- Stated problem
Return every line below in which "with" appears.

- Supplied material
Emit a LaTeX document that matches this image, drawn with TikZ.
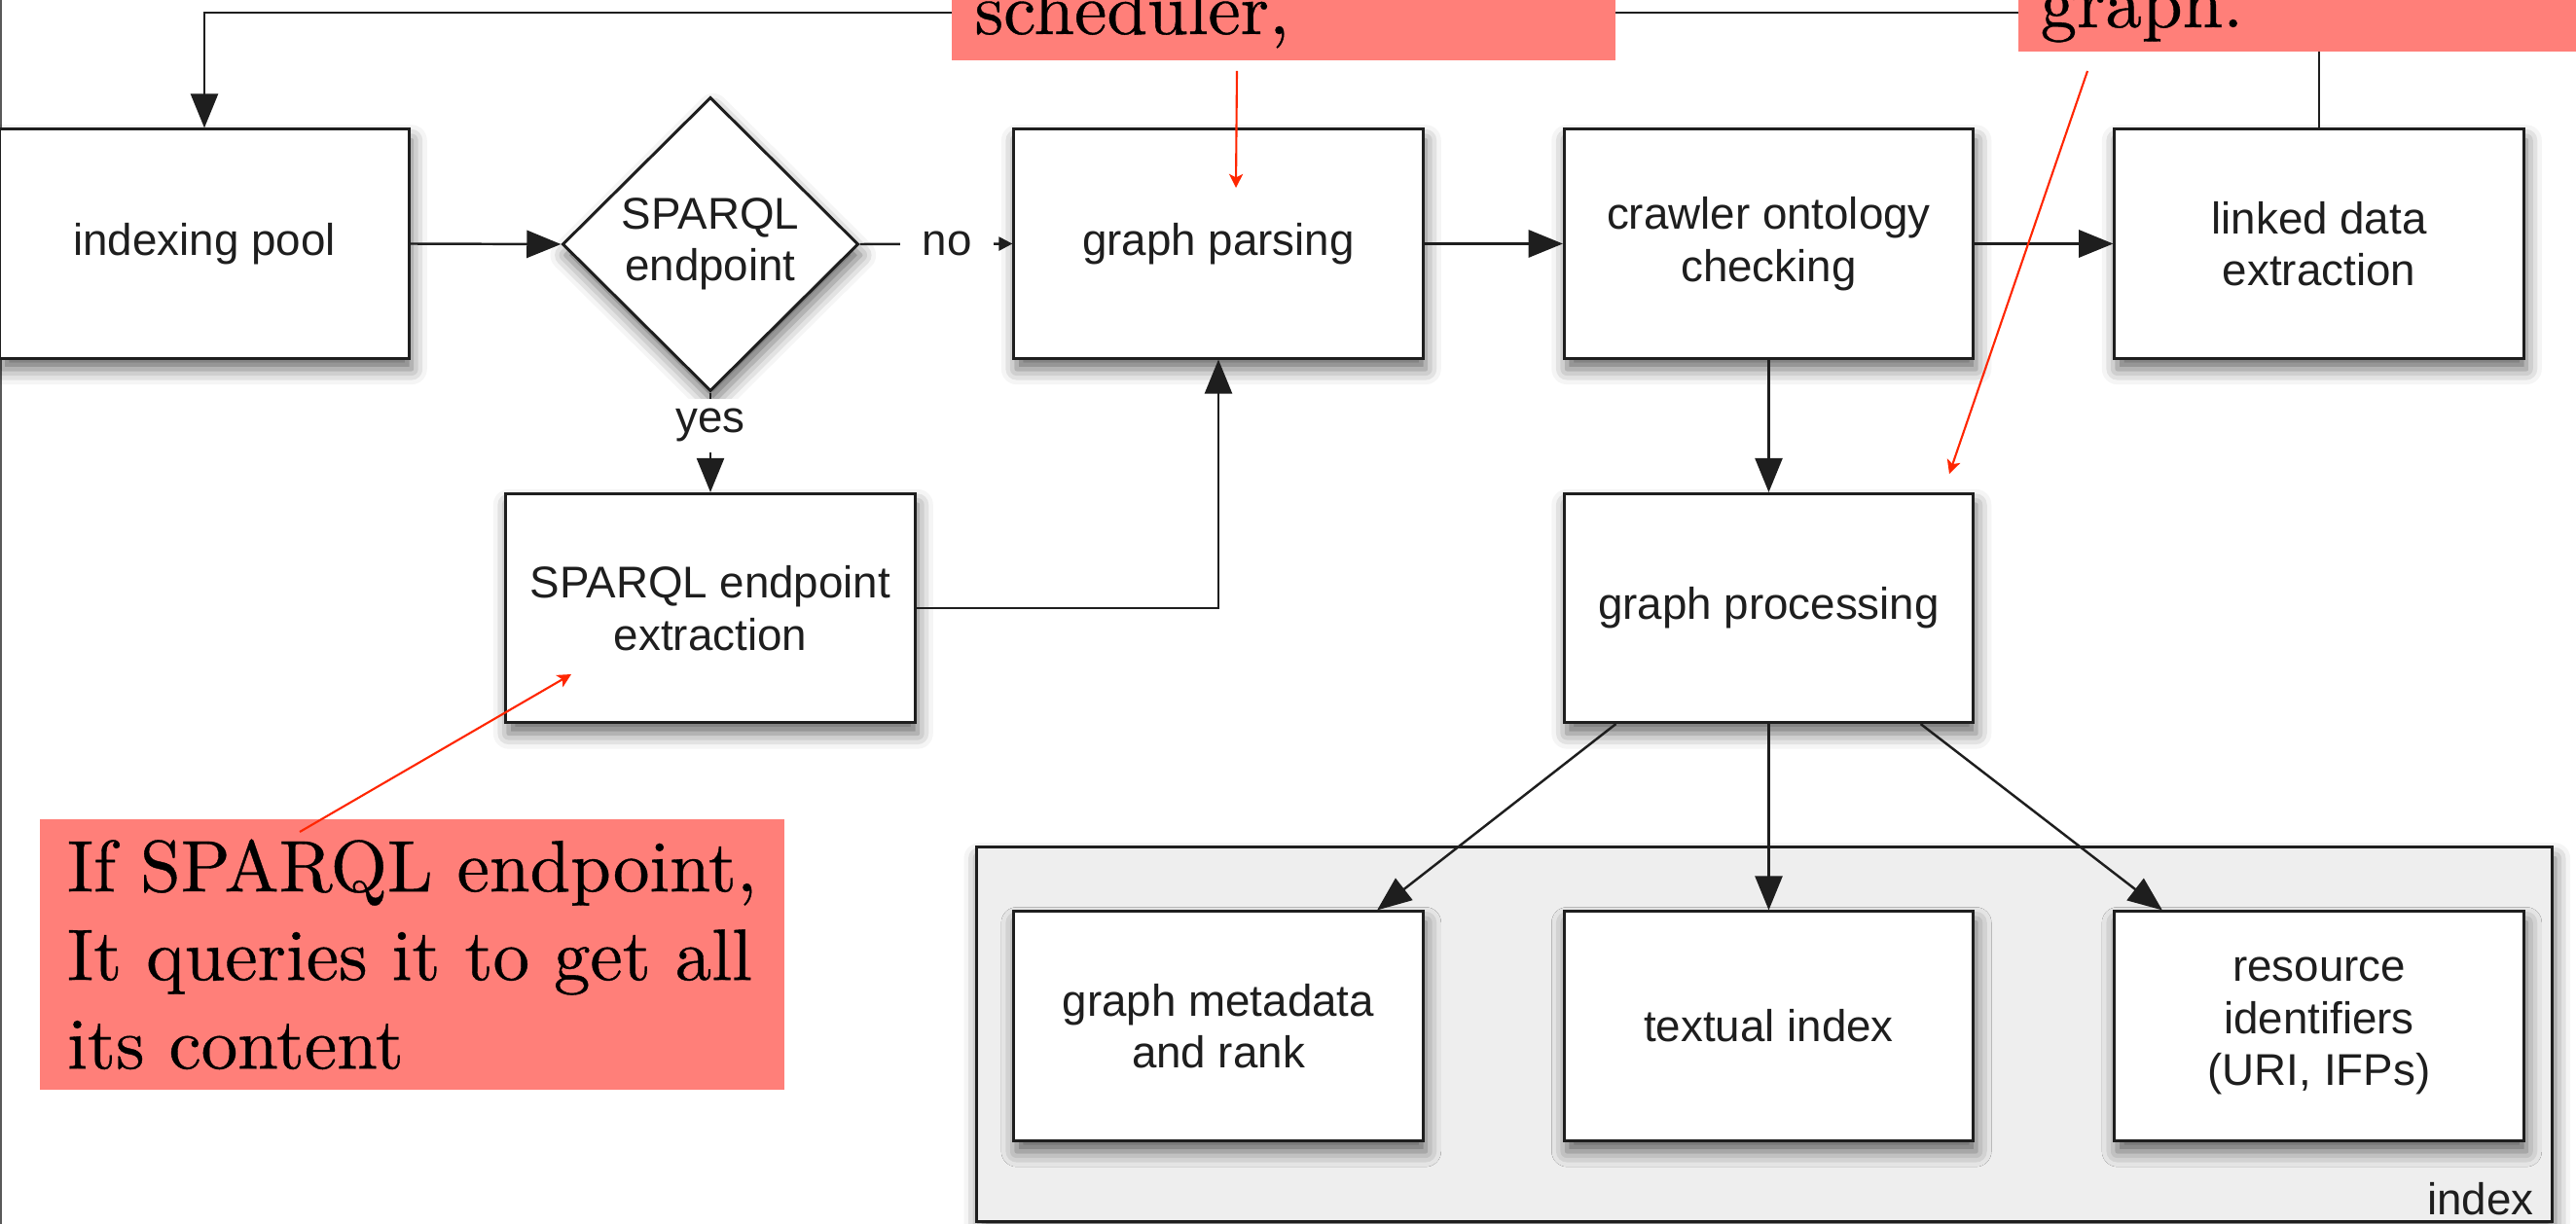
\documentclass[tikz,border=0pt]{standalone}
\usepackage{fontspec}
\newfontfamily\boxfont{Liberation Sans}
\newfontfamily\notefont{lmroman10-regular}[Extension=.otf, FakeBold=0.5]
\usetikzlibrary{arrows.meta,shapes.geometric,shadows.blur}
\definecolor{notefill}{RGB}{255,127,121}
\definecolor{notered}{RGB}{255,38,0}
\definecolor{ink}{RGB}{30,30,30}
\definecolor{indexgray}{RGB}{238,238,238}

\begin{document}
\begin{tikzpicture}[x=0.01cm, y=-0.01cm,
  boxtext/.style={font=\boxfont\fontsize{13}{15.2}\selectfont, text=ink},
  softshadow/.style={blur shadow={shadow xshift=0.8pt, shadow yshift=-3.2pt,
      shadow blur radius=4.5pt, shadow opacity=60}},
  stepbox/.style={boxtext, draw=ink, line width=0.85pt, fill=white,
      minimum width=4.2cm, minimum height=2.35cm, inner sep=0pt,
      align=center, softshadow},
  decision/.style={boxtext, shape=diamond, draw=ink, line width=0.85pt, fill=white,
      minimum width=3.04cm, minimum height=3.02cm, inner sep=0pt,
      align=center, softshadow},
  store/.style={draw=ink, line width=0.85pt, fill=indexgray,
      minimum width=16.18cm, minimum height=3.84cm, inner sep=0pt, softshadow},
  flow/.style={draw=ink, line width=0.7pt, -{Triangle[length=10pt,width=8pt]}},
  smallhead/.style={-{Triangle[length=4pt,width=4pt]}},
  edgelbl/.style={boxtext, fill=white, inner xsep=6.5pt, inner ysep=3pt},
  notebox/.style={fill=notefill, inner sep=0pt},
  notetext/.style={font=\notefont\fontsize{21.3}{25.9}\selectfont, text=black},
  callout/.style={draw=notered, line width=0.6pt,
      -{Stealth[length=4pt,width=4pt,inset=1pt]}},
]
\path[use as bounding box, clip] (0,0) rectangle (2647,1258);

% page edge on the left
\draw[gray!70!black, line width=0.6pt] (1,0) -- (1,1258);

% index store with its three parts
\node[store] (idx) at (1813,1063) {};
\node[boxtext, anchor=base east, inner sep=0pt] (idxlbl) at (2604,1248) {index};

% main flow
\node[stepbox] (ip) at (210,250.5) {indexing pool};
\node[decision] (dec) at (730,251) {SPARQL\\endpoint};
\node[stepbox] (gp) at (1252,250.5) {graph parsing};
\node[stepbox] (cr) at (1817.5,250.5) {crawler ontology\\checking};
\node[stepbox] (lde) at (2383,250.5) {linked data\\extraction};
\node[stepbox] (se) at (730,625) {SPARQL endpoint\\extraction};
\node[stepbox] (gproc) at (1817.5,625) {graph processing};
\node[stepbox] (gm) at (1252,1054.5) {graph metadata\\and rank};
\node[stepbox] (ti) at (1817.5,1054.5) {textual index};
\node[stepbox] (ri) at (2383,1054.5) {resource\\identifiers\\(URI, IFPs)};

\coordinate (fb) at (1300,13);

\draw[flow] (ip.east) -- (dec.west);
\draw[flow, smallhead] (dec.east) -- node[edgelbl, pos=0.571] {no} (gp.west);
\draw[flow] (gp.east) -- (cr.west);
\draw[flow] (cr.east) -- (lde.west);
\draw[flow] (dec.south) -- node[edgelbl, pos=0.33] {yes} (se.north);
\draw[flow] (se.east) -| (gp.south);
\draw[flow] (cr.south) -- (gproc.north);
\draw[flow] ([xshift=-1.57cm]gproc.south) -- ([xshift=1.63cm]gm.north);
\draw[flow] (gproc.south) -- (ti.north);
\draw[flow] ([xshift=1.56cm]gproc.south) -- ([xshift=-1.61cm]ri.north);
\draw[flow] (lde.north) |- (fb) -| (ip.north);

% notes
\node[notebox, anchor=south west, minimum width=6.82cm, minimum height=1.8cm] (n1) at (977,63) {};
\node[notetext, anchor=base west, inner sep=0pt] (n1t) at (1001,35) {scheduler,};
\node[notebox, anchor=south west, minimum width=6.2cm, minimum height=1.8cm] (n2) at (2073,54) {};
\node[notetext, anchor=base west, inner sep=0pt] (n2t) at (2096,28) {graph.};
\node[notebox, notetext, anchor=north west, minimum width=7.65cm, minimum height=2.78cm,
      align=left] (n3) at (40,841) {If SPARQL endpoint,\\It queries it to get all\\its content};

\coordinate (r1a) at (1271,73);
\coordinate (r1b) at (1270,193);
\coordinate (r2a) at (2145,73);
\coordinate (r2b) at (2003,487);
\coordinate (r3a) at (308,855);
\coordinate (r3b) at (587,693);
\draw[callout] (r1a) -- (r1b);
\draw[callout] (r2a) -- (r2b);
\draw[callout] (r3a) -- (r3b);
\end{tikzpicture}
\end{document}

- Solution for this problem
Emit a LaTeX document that matches this image, drawn with TikZ.
% index store with its three parts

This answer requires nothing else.